Elles avancent lentement, à pas mesurés, sur un sol bien trop lisse, et si brillant, qu’elles semblent craindre de l’abîmer. On les regarde marcher un peu déhanchées, avec la fragilité des personnes d’un autre temps, mais majestueuses malgré leur gaucherie. Leurs manteaux, soigneusement boutonnés, gardent la mémoire des jours anciens. On les devine appliquées, soucieuses d’être bien mises comme on dit, pour honorer celui ou celle qui a souhaité les promener.
Étrangères dans un monde qui n’est plus le leur
Elles sont attendrissantes dans leurs apparats de sortie un peu fatigués. Et dans ces mocassins dont on devine combien de chemin elles ont parcouru bon gré mal gré. Elles ont l’air gauche, dans cette effervescence où tout est calibré, organisé, instantané. Elles ont l’air perdues mêlées à toutes ces personnes si habituées à déambuler, à shoppinger, le téléphone dans une main, et deux ou trois sacs dans l’autre. Quant à elles, leur regard effleure les vitrines sans les voir, elles sont telles des ombres discrètes dans un univers qui ne les attend déjà plus.

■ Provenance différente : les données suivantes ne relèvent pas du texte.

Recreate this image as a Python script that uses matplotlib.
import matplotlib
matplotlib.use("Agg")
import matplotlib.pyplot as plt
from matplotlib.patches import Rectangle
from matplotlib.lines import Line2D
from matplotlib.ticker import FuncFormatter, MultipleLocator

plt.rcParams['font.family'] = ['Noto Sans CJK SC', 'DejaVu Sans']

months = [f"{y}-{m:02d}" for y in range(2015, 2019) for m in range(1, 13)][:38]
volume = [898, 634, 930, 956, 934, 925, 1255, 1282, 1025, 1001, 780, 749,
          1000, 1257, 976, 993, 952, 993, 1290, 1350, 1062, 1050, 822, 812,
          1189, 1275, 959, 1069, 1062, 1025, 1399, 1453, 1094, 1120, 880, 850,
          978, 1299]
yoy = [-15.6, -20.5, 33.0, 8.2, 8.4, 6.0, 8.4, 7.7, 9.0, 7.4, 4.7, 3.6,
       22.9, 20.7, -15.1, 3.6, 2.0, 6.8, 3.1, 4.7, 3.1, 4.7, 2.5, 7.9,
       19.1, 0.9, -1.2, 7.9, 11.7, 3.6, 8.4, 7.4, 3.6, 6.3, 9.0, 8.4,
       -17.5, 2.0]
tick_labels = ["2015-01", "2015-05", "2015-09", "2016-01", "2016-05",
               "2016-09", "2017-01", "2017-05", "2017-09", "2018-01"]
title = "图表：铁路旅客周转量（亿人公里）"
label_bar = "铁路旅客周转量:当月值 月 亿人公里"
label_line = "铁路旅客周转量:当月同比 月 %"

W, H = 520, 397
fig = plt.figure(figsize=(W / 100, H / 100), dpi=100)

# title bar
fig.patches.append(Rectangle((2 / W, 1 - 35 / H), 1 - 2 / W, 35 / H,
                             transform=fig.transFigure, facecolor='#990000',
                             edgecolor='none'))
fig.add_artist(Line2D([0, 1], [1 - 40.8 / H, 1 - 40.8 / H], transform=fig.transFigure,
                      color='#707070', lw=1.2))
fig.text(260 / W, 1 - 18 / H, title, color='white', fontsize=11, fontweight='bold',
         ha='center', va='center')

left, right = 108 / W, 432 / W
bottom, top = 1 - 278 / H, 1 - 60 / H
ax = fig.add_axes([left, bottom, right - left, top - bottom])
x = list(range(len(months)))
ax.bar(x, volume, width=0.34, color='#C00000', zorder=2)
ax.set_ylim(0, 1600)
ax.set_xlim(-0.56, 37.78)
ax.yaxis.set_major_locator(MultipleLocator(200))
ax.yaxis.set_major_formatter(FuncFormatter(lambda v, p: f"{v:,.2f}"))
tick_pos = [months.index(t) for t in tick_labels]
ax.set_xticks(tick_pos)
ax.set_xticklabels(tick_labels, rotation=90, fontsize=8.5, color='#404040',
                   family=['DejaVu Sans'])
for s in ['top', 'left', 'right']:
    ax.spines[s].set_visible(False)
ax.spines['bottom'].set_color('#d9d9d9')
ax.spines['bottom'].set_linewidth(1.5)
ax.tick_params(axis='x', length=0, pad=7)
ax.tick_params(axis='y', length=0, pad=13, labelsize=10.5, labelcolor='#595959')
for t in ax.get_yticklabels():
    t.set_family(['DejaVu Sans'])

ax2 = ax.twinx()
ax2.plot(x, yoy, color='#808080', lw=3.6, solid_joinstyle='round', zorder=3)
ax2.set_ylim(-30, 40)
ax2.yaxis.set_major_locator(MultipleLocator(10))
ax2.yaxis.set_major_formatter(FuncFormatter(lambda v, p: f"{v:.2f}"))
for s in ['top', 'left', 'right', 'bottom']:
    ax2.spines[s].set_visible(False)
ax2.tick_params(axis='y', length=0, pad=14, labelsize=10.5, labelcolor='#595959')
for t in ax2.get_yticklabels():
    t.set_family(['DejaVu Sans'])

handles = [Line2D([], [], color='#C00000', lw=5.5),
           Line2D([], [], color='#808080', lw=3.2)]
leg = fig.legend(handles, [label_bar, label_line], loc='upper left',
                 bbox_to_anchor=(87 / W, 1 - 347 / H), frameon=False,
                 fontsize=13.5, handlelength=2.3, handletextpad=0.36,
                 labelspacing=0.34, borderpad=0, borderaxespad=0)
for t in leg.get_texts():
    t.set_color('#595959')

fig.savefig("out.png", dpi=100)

Elles avancent le dos légèrement courbé mais le port digne, comme des reines d’un autre âge exilées dans un royaume qui n’est plus le leur. Le tissu de leurs vêtements, bien que fatigué, semble avoir conservé la mémoire de jours plus heureux. Quant à leurs mains, tâchées des marques du temps, elles frôlent les objets avec la précaution de celles qui ont appris à ne plus trop s’attacher. Ne plus s’attacher, c’est le mot qui leur va le mieux. Leur regard glisse, leurs mains glissent sur les choses, leur pas également, rien ne semble accrocher comme si elles n’étaient déjà plus là.
L’indifférence d’un monde trop pressé
Autour d’elles, le ballet insouciant de jeunes gens trop pressés ni ne les amuse ni ne les agace. Elles, continuent d’avancer comme des exilées dans une ville étrangère. Condamnées à marcher encore et encore, car dans ces lieux il est interdit de s’asseoir sauf pour consommer. Et si une envie pressante leur venait il leur faudra payer pour se soulager.

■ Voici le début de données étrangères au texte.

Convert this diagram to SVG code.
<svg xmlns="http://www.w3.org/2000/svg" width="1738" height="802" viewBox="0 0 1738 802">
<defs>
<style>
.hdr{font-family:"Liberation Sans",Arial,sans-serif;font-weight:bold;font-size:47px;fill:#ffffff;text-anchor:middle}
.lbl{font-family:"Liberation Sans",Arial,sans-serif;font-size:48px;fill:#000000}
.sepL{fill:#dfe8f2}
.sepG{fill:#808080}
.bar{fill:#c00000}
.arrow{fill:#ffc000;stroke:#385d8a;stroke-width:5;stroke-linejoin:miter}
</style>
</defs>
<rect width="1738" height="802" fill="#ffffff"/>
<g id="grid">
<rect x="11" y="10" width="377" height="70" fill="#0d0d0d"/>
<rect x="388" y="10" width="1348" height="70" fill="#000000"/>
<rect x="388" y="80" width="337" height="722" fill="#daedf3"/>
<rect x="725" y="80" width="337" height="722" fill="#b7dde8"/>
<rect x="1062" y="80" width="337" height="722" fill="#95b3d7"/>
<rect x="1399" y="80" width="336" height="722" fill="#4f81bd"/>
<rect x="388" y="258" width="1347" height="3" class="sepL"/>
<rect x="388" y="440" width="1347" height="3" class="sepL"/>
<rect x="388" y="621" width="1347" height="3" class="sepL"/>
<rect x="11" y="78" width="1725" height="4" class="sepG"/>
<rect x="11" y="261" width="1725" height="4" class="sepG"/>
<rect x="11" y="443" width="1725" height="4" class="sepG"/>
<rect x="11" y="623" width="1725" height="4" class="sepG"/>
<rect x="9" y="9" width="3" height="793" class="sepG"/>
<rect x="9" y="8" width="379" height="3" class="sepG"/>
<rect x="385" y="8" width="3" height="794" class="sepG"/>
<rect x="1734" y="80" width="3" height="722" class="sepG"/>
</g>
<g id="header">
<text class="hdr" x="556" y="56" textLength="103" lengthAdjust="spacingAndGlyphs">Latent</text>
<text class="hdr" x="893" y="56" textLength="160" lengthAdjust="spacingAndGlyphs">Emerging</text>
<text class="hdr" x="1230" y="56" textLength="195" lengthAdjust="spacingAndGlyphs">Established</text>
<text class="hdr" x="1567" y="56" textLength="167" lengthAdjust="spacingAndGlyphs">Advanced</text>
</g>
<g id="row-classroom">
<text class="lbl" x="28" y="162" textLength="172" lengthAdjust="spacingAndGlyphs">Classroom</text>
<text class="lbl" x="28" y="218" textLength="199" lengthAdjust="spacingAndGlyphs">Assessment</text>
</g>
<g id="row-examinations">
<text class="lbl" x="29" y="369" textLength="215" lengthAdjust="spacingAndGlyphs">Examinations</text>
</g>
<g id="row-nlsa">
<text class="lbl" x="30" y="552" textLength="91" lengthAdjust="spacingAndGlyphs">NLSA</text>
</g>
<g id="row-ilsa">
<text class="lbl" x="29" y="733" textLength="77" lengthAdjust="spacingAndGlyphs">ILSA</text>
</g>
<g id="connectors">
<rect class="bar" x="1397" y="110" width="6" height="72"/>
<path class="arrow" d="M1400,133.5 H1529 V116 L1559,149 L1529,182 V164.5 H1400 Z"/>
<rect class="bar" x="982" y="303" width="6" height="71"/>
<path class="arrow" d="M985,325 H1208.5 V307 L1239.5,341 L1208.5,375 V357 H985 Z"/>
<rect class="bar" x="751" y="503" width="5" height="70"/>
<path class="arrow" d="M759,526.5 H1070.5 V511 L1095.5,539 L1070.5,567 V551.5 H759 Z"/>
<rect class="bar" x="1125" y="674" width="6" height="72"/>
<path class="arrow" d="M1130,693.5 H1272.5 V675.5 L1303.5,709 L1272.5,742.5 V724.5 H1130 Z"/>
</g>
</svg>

Tout est vaste et en même temps si étroit. Plus étroit même que leur ridicule cuisine dans laquelle elles ont passé tellement de temps, tellement d’années, à cuisiner les meilleurs mets pour cette famille qu’elles chérissent et qu’elles continuent de gâter jusqu’au jour où leurs frêles jambes ne pourront plus les porter.

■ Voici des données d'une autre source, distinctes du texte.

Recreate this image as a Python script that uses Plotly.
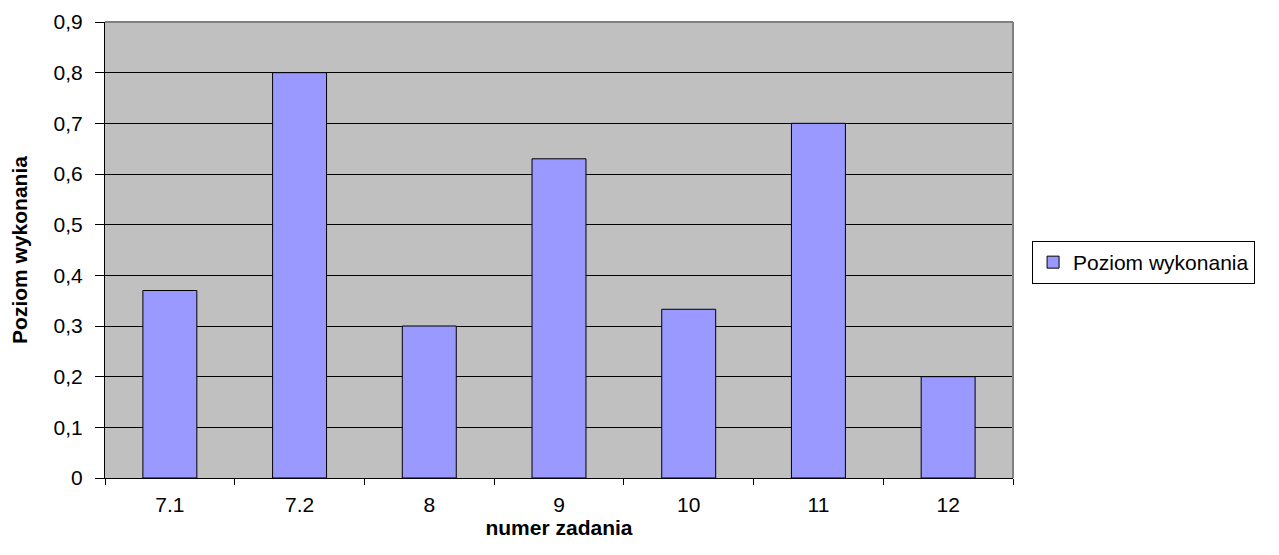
import plotly.graph_objects as go

categories = ["7.1", "7.2", "8", "9", "10", "11", "12"]
values = [0.37, 0.80, 0.30, 0.63, 0.333, 0.70, 0.20]
series_name = "Poziom wykonania"

font = "Liberation Sans, Arial, sans-serif"
fs = 21

fig = go.Figure()
fig.add_trace(go.Bar(
    x=categories, y=values, name=series_name,
    marker=dict(color="#9999FF", line=dict(color="black", width=1)),
    showlegend=True,
))

fig.update_layout(
    width=1279, height=555,
    margin=dict(l=97, r=274, t=14, b=85, autoexpand=False),
    paper_bgcolor="white", plot_bgcolor="#C0C0C0",
    separators=", ",
    bargap=0.584,
    font=dict(family=font, size=fs, color="black"),
    showlegend=True,
    legend=dict(x=1.021, y=0.4726, xanchor="left", yanchor="middle",
                bordercolor="black", borderwidth=1, bgcolor="white",
                font=dict(size=fs), itemwidth=30, tracegroupgap=0),
    xaxis=dict(
        type="category", showgrid=False, showline=True, linecolor="black", linewidth=1,
        ticks="outside", tickson="boundaries", ticklen=6, tickcolor="black",
        ticklabelstandoff=8, automargin=False,
        title=dict(text="<b>numer zadania</b>", standoff=4, font=dict(size=fs)),
        tickfont=dict(size=fs),
    ),
    yaxis=dict(
        range=[0, 0.9], dtick=0.1, tick0=0, showgrid=True, gridcolor="black", gridwidth=1,
        showline=True, linecolor="black", linewidth=1, zeroline=False,
        ticks="outside", ticklen=9, tickcolor="black",
        ticklabelstandoff=8, automargin=False,
        title=dict(text="<b>Poziom wykonania</b>", standoff=20, font=dict(size=fs)),
        tickfont=dict(size=fs),
    ),
    shapes=[
        dict(type="line", xref="paper", yref="paper", x0=0, x1=1, y0=1, y1=1,
             line=dict(color="#808080", width=2)),
        dict(type="line", xref="paper", yref="paper", x0=1, x1=1, y0=0, y1=1,
             line=dict(color="#808080", width=2)),
    ],
)

fig.write_html("out.html")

Un travail invisible, un sacrifice silencieux
Elles ne sont pas l’image de la femme émancipée dont on vante tant les qualités. Il s’agit d’un travail ingrat, chaque jour sans cesse répété.
Sans salaire puisque ce travail n’est pas rémunéré, ni même de médaille de travail à la fin d’une carrière qui ne s’interrompt jamais. Mais le plus triste ne réside pas en cela. Il réside dans le fait que misérables que nous sommes nous ne sommes même pas capables de reconnaitre ce travail et encore moins de le saluer, et de le remercier. Un demi-siècle de repas préparés avec patience et avec amour, notamment durant le mois particulier du jeûne du Ramadhan. Ou malgré la fatigue elles mettent les bouchées doubles oubliant fatigue et douleurs corporelles. Elles seront les dernières à se mettre à table, et les premières à se lever. Souvent elles ont juste droit à un « c’est trop salé : » ou « c’est trop chaud je me suis brulé : »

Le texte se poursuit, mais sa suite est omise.